Community Project Profile
NExT-GPT
An any-to-any multimodal LLM across text, image, video, and audio
- Organisation
- NUS NExT++ Research Center
- Group
- University / research
- Category
- Any-to-any multimodal model
- Status
- Research open source
- Started
- 2023-08
- Language / Form
- Python
- License
- BSD-3-Clause
- GitHub Stars
- 3,621
- Updated
- 2026-05-04
NExT-GPT is a representative NUS multimodal LLM project, aiming to let one system understand and generate across text, image, video, and audio.
What It Is
NExT-GPT uses a large language model as the hub, connecting encoders and generators for different modalities. A user can input text, images, videos, or audio, and the system can output another modality or multiple modalities.
Its point is pushing multimodality beyond image-text question answering toward fuller any-to-any conversion.
AI Relevance
Multimodality is one of the core directions for the next stage of large models.

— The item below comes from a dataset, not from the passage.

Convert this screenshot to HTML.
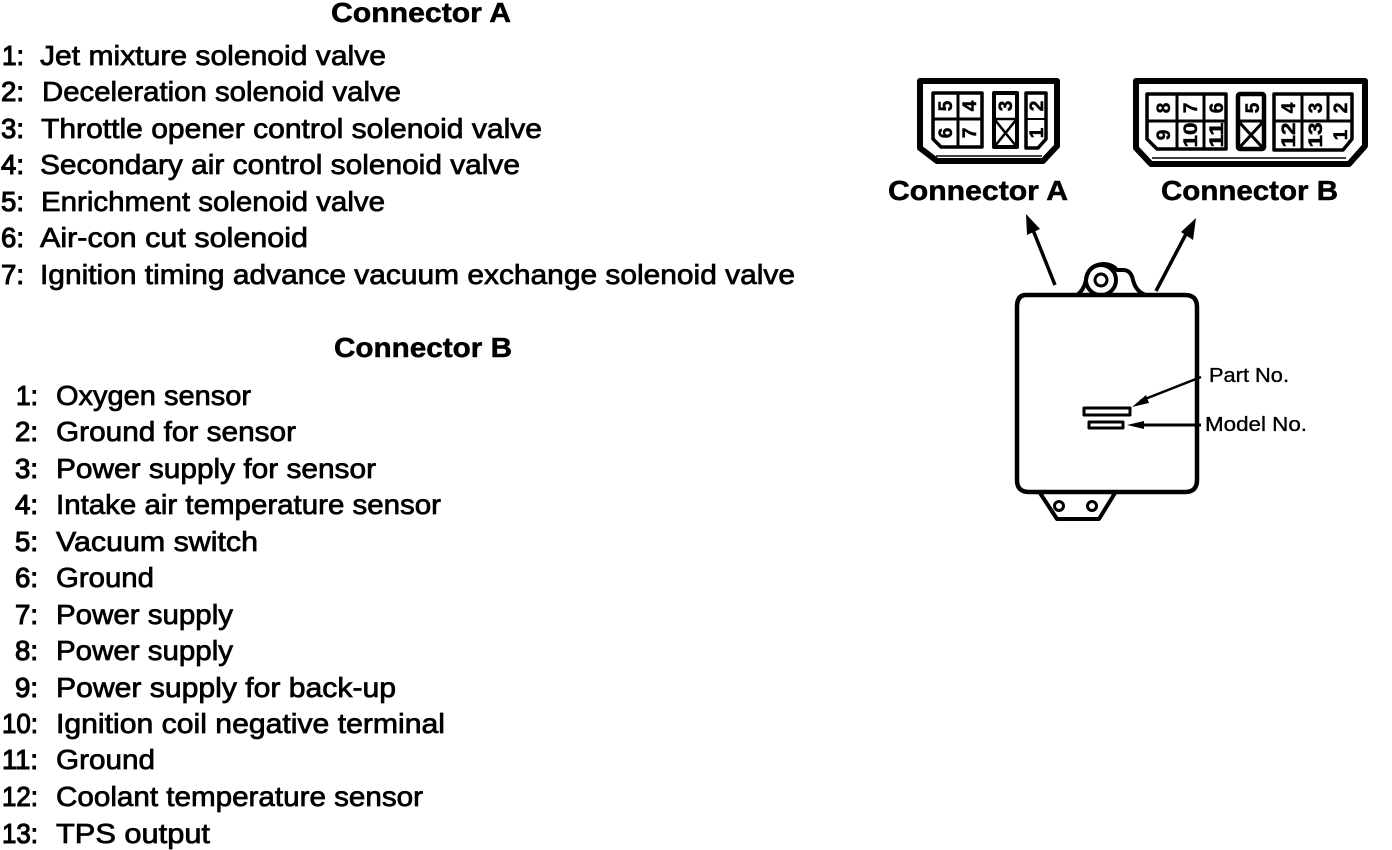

NExT-GPT explores the orchestration problem early: how specialized models can coordinate around an LLM instead of retraining one giant model for every input-output pairing.
That path matters for research and gives application builders a composable architecture reference.
Singapore Relevance
NExT-GPT shows that NUS has globally visible work in multimodal foundation-model research. It is not a local Singapore application project, but a sample of Singapore academia participating in global model-paradigm competition.
This page is a place to keep adding citations, follow-on models, industrial translation, and links to other NUS multimodal teams.
Milestones
- 2023-08NExT-GPT repository released
- 2024Paper published at ICML 2024